What single business-related question should every young founder ask themselves tomorrow and why?
The following answers are provided by the Young Entrepreneur Council (YEC) is an invite-only organization comprised of the world’s most promising young entrepreneurs.
1. What Is That One Thing?
As a founder, you’re likely doing dozens of things at once. A good way to get yourself to focus is to ask yourself, “What is that one thing we can do to move the needle?” Then be sure to prioritize that “thing” within the company.
– Jeff Epstein, Ambassador
2. Have My Employees Signed Invention Assignment Agreements?
Investors often primarily invest in the intellectual property of a company. They will insist that anyone who has done work for the company has signed an invention assignment agreement, making it clear that the work product belongs to the company.
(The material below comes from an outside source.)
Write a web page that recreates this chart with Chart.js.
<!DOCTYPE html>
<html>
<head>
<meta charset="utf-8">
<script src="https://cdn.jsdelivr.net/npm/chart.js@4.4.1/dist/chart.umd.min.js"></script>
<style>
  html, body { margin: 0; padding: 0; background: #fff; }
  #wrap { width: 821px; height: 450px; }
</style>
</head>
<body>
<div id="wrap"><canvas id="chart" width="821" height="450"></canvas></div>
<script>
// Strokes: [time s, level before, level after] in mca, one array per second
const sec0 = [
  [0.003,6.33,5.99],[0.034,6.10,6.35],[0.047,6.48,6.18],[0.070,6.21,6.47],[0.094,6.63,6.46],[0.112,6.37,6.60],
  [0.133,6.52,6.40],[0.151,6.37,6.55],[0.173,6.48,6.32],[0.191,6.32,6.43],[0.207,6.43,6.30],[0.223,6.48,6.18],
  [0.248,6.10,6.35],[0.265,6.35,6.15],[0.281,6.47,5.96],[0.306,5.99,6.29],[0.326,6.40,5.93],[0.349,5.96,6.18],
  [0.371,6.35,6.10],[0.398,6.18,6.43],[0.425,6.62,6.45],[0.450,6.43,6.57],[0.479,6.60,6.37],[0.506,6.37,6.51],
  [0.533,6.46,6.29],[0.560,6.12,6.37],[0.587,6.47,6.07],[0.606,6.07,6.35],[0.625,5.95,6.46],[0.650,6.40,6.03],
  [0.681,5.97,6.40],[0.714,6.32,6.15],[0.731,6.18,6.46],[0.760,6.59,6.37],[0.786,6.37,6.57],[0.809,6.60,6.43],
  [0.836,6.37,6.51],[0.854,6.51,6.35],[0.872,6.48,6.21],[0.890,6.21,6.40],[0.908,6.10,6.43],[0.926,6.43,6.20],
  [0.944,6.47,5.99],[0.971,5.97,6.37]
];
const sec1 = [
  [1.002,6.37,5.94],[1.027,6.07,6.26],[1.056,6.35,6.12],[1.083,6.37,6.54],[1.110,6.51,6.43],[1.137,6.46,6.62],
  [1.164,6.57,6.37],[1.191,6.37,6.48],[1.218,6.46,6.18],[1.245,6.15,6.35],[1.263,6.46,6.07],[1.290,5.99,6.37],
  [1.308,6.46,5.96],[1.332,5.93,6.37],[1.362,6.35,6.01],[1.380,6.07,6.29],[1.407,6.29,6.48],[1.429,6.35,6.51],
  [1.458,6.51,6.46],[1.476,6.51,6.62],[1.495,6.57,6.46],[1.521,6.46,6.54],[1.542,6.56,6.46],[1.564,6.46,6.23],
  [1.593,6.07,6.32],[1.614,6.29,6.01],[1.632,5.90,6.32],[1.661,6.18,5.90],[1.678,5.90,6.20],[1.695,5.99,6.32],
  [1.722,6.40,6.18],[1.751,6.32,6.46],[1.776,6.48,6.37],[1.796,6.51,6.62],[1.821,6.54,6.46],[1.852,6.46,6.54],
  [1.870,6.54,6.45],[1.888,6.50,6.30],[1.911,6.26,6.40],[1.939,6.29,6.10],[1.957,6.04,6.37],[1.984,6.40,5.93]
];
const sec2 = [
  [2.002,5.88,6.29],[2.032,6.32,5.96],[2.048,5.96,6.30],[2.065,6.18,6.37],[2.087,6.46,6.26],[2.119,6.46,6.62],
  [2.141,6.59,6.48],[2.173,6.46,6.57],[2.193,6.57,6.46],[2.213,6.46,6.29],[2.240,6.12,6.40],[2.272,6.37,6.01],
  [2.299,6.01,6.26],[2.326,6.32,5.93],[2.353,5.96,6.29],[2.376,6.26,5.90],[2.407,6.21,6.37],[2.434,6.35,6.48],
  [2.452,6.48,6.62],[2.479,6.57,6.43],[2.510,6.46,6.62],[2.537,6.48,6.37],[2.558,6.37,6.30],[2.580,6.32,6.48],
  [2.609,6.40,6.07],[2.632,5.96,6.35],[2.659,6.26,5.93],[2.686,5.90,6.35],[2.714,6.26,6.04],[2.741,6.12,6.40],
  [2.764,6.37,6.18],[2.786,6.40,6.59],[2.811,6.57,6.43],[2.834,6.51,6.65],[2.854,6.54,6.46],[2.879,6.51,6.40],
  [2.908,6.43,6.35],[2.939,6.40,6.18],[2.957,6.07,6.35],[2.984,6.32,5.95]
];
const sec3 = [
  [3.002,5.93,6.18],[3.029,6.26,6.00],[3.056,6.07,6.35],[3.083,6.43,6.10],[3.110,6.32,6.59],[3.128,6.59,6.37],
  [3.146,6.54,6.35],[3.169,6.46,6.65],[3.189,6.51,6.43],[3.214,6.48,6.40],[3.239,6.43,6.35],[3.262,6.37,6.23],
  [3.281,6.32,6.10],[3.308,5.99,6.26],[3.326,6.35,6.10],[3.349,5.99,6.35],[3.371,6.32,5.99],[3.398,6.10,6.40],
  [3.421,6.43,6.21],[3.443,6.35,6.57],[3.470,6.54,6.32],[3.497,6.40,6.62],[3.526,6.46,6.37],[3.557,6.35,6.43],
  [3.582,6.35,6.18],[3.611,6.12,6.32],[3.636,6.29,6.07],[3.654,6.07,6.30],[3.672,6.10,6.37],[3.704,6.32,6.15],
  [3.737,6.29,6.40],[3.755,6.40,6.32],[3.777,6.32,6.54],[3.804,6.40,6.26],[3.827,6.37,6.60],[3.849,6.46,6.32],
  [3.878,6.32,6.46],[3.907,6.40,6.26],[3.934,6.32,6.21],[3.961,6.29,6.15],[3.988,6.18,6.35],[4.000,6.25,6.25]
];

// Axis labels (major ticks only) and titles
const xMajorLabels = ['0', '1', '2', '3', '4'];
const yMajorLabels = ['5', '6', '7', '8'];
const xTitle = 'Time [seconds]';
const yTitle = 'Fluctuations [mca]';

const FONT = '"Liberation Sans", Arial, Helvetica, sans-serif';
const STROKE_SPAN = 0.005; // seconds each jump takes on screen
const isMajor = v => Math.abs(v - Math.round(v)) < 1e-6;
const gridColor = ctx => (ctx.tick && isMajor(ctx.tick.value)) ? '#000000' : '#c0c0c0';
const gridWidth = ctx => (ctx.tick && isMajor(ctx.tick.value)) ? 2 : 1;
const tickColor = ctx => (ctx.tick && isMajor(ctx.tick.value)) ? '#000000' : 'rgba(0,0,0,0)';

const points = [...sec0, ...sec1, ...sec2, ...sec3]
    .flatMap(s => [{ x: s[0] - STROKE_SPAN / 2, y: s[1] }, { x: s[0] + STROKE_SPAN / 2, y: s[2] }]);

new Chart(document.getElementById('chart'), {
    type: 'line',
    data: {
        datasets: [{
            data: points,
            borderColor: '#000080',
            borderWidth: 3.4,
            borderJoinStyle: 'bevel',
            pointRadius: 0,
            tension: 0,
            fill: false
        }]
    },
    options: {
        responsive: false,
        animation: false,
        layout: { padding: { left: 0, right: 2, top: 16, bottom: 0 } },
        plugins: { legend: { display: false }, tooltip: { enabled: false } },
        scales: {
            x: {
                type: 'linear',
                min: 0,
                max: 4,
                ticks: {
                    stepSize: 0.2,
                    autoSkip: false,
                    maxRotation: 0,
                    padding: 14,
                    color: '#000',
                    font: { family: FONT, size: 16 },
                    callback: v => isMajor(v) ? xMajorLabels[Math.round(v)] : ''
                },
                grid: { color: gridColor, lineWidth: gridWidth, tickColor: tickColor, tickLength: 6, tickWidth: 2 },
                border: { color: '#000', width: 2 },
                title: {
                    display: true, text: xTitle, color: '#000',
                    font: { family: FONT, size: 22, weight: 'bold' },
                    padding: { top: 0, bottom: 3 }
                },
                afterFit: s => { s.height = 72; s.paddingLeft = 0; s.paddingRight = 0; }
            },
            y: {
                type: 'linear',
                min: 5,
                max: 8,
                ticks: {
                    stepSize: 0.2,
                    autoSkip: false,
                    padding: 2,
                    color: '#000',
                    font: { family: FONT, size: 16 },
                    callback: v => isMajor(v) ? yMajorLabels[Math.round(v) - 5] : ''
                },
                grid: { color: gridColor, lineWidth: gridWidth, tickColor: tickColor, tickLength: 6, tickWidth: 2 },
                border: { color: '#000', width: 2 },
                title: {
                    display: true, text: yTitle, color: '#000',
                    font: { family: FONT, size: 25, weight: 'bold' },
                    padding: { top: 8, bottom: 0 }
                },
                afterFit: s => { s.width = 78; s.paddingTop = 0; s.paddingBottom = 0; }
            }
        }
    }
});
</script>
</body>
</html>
For most startups, it’s the top legal priority.
– Doug Bend, Bend Law Group, PC
3. What’s My Exit Strategy?
It may sound odd to ask about how you’ll exit the business you’re thinking about founding, but it’s absolutely critical. It determines how you need to grow your business. If you expect to be out in five years, you’ll need to do things quite differently than if you expect to be in that business for 20 years. Begin with the end in mind so you don’t end up with no good end in sight.
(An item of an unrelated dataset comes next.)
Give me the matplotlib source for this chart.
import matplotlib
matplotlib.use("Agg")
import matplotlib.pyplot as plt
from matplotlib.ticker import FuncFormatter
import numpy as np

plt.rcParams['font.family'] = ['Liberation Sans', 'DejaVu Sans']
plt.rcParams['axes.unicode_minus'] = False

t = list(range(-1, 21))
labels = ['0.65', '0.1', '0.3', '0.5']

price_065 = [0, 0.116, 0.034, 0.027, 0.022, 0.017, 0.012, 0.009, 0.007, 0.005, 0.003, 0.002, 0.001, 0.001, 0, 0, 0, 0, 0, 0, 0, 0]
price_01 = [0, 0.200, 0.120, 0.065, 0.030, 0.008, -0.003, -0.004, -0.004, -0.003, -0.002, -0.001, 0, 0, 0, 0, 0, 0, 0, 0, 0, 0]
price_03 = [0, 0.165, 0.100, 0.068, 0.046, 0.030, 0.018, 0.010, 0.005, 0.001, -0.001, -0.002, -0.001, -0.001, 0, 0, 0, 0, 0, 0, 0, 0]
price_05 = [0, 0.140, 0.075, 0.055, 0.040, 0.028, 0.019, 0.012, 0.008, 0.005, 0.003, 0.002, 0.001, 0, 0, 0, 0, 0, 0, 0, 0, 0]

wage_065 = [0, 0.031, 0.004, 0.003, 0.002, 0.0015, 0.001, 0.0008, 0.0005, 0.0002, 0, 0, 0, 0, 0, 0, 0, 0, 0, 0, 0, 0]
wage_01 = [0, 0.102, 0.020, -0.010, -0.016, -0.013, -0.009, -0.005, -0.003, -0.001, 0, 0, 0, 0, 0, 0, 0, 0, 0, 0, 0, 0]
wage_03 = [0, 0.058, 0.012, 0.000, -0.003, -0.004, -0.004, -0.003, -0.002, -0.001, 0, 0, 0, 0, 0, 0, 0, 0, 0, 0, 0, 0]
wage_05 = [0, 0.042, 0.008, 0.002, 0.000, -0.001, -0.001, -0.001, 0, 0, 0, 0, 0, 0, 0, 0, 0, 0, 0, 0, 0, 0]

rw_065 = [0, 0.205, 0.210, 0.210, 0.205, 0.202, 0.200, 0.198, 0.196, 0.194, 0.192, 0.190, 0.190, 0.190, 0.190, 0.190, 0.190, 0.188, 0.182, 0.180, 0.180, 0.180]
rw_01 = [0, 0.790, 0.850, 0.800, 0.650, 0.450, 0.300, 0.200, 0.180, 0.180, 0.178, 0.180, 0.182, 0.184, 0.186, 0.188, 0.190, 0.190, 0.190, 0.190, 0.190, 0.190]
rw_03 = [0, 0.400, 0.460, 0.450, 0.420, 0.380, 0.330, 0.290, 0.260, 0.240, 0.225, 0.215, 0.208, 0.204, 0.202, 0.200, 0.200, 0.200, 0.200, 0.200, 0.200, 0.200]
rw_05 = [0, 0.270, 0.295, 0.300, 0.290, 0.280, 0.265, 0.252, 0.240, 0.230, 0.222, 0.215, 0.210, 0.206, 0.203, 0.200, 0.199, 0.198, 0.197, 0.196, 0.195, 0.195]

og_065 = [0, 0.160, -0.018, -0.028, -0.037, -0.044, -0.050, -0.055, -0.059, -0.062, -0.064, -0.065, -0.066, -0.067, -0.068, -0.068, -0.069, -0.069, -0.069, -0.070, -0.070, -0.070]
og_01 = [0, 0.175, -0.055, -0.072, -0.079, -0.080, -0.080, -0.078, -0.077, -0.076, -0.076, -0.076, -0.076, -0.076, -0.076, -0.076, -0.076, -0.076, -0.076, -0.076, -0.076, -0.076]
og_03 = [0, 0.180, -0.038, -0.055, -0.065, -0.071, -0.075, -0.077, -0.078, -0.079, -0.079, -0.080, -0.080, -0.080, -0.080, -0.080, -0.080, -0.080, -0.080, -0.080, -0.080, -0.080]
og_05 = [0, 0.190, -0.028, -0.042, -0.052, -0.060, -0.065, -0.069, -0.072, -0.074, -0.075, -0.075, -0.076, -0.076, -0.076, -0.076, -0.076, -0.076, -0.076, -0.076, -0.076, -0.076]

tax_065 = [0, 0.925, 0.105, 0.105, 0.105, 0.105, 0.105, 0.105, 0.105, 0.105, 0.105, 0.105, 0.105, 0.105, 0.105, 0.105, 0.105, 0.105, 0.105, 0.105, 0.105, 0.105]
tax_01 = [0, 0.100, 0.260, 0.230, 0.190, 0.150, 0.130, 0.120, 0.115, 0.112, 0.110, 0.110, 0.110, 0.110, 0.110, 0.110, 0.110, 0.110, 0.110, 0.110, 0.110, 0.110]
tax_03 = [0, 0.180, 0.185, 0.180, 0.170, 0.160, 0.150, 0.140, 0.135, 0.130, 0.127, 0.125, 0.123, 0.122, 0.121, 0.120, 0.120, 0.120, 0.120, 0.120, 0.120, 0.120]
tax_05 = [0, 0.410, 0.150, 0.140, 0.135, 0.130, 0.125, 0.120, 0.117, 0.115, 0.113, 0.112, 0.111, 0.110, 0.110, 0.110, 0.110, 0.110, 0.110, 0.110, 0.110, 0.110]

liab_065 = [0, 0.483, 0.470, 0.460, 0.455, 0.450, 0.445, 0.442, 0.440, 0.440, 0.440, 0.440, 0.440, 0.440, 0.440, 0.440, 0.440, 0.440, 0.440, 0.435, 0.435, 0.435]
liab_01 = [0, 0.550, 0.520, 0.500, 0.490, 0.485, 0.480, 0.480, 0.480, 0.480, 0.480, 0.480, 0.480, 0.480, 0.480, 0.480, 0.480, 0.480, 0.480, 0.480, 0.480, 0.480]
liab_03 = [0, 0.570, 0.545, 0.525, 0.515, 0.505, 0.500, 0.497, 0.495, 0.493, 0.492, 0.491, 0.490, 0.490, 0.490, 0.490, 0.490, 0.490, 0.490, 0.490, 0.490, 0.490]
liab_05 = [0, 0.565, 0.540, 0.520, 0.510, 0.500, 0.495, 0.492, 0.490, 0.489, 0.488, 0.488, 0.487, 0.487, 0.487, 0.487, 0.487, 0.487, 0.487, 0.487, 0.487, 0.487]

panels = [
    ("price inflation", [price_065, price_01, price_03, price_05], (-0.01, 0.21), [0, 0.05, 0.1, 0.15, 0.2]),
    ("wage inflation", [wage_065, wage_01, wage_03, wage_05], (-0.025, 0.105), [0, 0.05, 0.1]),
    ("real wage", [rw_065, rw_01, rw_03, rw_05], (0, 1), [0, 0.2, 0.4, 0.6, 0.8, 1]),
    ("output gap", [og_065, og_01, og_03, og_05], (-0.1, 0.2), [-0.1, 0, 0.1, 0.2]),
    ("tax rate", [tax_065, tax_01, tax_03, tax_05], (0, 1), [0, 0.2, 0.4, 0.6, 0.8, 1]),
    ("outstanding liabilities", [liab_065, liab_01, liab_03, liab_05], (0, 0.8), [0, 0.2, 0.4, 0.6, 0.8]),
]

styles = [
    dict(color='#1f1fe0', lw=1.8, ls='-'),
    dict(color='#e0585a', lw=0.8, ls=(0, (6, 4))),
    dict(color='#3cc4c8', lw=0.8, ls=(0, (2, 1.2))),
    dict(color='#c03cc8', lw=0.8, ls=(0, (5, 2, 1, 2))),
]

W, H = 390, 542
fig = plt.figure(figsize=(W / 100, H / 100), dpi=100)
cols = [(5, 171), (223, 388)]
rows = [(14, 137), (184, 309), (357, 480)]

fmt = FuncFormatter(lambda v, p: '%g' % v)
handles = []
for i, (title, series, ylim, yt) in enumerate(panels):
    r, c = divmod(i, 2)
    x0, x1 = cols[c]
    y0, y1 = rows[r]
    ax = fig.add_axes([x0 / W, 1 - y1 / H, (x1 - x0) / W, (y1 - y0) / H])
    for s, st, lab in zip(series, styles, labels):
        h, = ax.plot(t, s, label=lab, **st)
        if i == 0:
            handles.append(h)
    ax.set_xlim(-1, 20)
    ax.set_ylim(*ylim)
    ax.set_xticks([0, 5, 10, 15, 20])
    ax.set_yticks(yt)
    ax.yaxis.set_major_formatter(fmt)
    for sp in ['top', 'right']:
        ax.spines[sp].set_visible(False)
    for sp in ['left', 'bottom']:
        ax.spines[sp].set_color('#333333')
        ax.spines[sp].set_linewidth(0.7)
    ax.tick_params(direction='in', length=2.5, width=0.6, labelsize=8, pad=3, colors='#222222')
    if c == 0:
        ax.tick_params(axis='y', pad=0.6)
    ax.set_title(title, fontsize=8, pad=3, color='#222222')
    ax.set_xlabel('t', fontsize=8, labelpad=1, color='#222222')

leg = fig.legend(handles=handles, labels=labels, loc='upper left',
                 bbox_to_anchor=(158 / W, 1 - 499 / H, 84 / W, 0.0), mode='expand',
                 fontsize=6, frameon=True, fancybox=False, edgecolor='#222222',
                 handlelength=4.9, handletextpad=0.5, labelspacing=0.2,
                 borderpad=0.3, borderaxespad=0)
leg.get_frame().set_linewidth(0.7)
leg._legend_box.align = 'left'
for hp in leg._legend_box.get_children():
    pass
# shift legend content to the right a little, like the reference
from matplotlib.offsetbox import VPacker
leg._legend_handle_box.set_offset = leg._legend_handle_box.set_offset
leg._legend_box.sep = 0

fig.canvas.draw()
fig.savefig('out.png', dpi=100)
– Charlie Gilkey, Productive Flourishing
4. Are We Systematizing?
In startup mode, it’s easy to go with the flow. But if you’re going to achieve consistent results, you’ll need to systematize and document your processes. Otherwise you won’t know what worked and why.
– Kelly Azevedo, She’s Got Systems
5. Am I Focussed?
The hardest thing about being an entrepreneur is maintaining focus. It is so easy to get caught up in more and more exciting ideas, from small features to entirely new products. However, if you can’t focus on achieving your mission better than anyone else, then you’ll never achieve your goals. Everything your startup does should follow a focussed mission and work towards those goals.
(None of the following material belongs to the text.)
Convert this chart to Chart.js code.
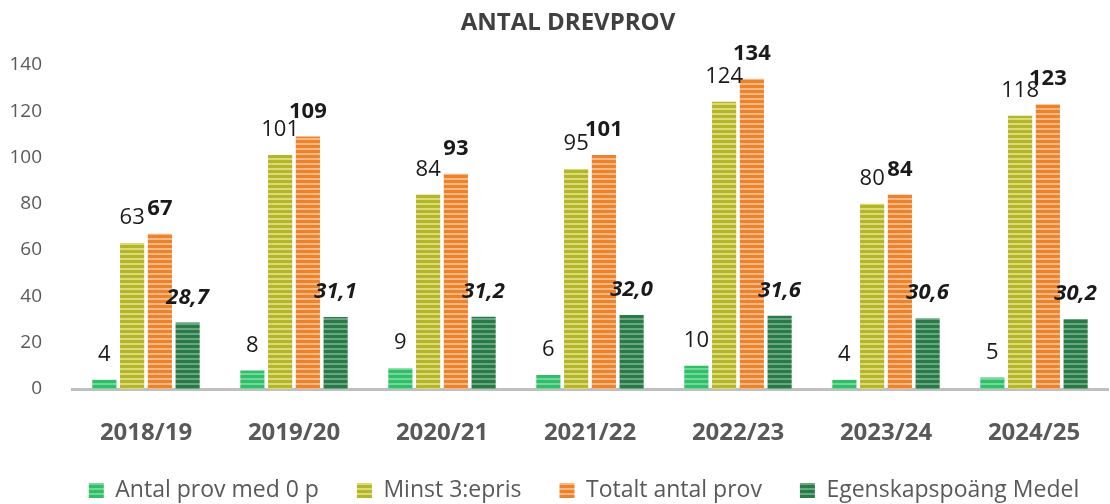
<!DOCTYPE html>
<html>
<head>
<meta charset="utf-8">
<script src="https://cdn.jsdelivr.net/npm/chart.js@4"></script>
<style>
  html, body { margin: 0; padding: 0; background: #fff; }
  #wrap { width: 1110px; height: 504px; }
</style>
</head>
<body>
<div id="wrap"><canvas id="chart" width="1110" height="504"></canvas></div>
<script>
const seasons = ["2018/19", "2019/20", "2020/21", "2021/22", "2022/23", "2023/24", "2024/25"];
const zeroPoints = [4, 8, 9, 6, 10, 4, 5];
const minst3 = [63, 101, 84, 95, 124, 80, 118];
const totalt = [67, 109, 93, 101, 134, 84, 123];
const medel = [28.7, 31.1, 31.2, 32.0, 31.6, 30.6, 30.2];
const yTicks = [0, 20, 40, 60, 80, 100, 120, 140];

// randig fyllning som i Excel
const stripes = function (base, light) {
    const c = document.createElement("canvas");
    c.width = 5; c.height = 5;
    const g = c.getContext("2d");
    g.fillStyle = base;
    g.fillRect(0, 0, 5, 5);
    g.fillStyle = light;
    g.fillRect(0, 3, 5, 2);
    return g.createPattern(c, "repeat");
};

const fmt = (v, i) => i === 3 ? v.toFixed(1).replace(".", ",") : String(v);
const labelFonts = [
    "normal 22px 'Open Sans'",
    "normal 22px 'Open Sans'",
    "bold 22px 'Open Sans'",
    "italic bold 22px 'Open Sans'"
];

const valueLabels = {
    id: "valueLabels",
    afterDatasetsDraw(chart) {
        const c = chart.ctx;
        c.save();
        c.textAlign = "center";
        c.textBaseline = "middle";
        c.fillStyle = "#1a1a1a";
        chart.data.datasets.forEach((ds, i) => {
            chart.getDatasetMeta(i).data.forEach((bar, j) => {
                c.font = labelFonts[i];
                c.fillText(fmt(ds.data[j], i), bar.x, bar.y - 25);
            });
        });
        c.restore();
    }
};

// flytta titel och förklaring lite åt höger som i originalet
const nudge = {
    id: "nudge",
    afterLayout(chart) {
        chart.legend.left += 30;
        chart.legend.right += 30;
        chart.titleBlock.left += 14;
        chart.titleBlock.right += 14;
    }
};

const ctx = document.getElementById("chart");
const chart = new Chart(ctx, {
    type: "bar",
    data: {
        labels: seasons,
        datasets: [
            { label: "Antal prov med 0 p", data: zeroPoints, backgroundColor: stripes("#2fbf66", "#74d69a") },
            { label: "Minst 3:epris", data: minst3, backgroundColor: stripes("#b4b627", "#dadb7a") },
            { label: "Totalt antal prov", data: totalt, backgroundColor: stripes("#ec822a", "#f6b985") },
            { label: "Egenskapspoäng Medel", data: medel, backgroundColor: stripes("#2a7a48", "#68a781") }
        ]
    },
    options: {
        responsive: false,
        animation: false,
        layout: { padding: { left: 0, right: 2, top: 0, bottom: 0 } },
        datasets: { bar: { categoryPercentage: 0.75, barPercentage: 0.87 } },
        plugins: {
            title: {
                display: true,
                text: "ANTAL DREVPROV",
                color: "#404040",
                font: { family: "'Open Sans'", size: 24, weight: "bold" },
                padding: { top: 9, bottom: 27 }
            },
            legend: {
                position: "bottom",
                maxHeight: 63,
                labels: {
                    color: "#595959",
                    font: { family: "'Open Sans'", size: 23, lineHeight: 1 },
                    boxWidth: 15,
                    boxHeight: 15,
                    padding: 38
                }
            },
            tooltip: { enabled: false }
        },
        scales: {
            x: {
                afterFit: (axis) => { axis.height = 52; },
                grid: { display: false },
                border: { color: "#bfbfbf", width: 3 },
                ticks: {
                    color: "#595959",
                    padding: 22,
                    font: { family: "'Open Sans'", size: 24, weight: "bold" }
                }
            },
            y: {
                min: 0,
                max: 140,
                afterBuildTicks: (axis) => { axis.ticks = yTicks.map(v => ({ value: v })); },
                afterFit: (axis) => { axis.width = 72; },
                grid: { display: false },
                border: { display: false },
                ticks: {
                    color: "#595959",
                    padding: 22,
                    font: { family: "'Open Sans'", size: 19 }
                }
            }
        }
    },
    plugins: [valueLabels, nudge]
});
</script>
</body>
</html>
– James Simpson, GoldFire Studios
6. Where Do I Want to Be in 10 Years?
If you can start to visualize where you want to be ten years down the road, you can start to build backwards. You can build a straight line of tasks and projects that will guide you towards that goal. You’ll have more clarity because you’ll always be doing the tasks that lead to your long term goal. This provides great peace of mind and focus on what really matters to you.
– Dave Nevogt, Hubstaff.com
7. Would My Business Survive Without Me?
If you weren’t around tomorrow, would the business survive? It’s important to build a company that is sustainable beyond your involvement. This is freeing to both you and your employees, and you will not grow as large as possible until it happens.
– Joseph P. DeWoody, Clear Fork Royalty
8. What’s My One-Sentence Mission?
If you can’t answer this, you’re going to lose a lot of potential gains to a lack of focus.
– Sam Saxton, Salter Spiral Stair and Mylen Stairs
9. Do I Enjoy My Work?
If you are not enjoying what you’re doing, now is the time to start something else — while you are young!
– Ioannis Verdelis, Fleksy
10. Do People Need My Product/Service?
There are a shockingly high number of businesses and products we can all live without. Ask yourself if what you are creating solves a real need in the marketplace, or if it’s just a flash in the pan that people might like in the short term. Starting a business is one thing, but staying in business is quite another.
– Michael Portman, Birds Barbershop
11. What Is My Definition of Success?
It can be easy to get lost in the day-to-day operational tasks. Make sure you have a bigger picture of where your company is headed so you don’t get bogged down solving problems that might not matter in the long run.
– Elton Rivas, One Spark
12. Are My Prices High Enough?
A lot of young founders don’t realize what their products or services are worth, and they’ll never know if they don’t push the envelope a little. I’ve seen some great startups under-price themselves for years before realizing it.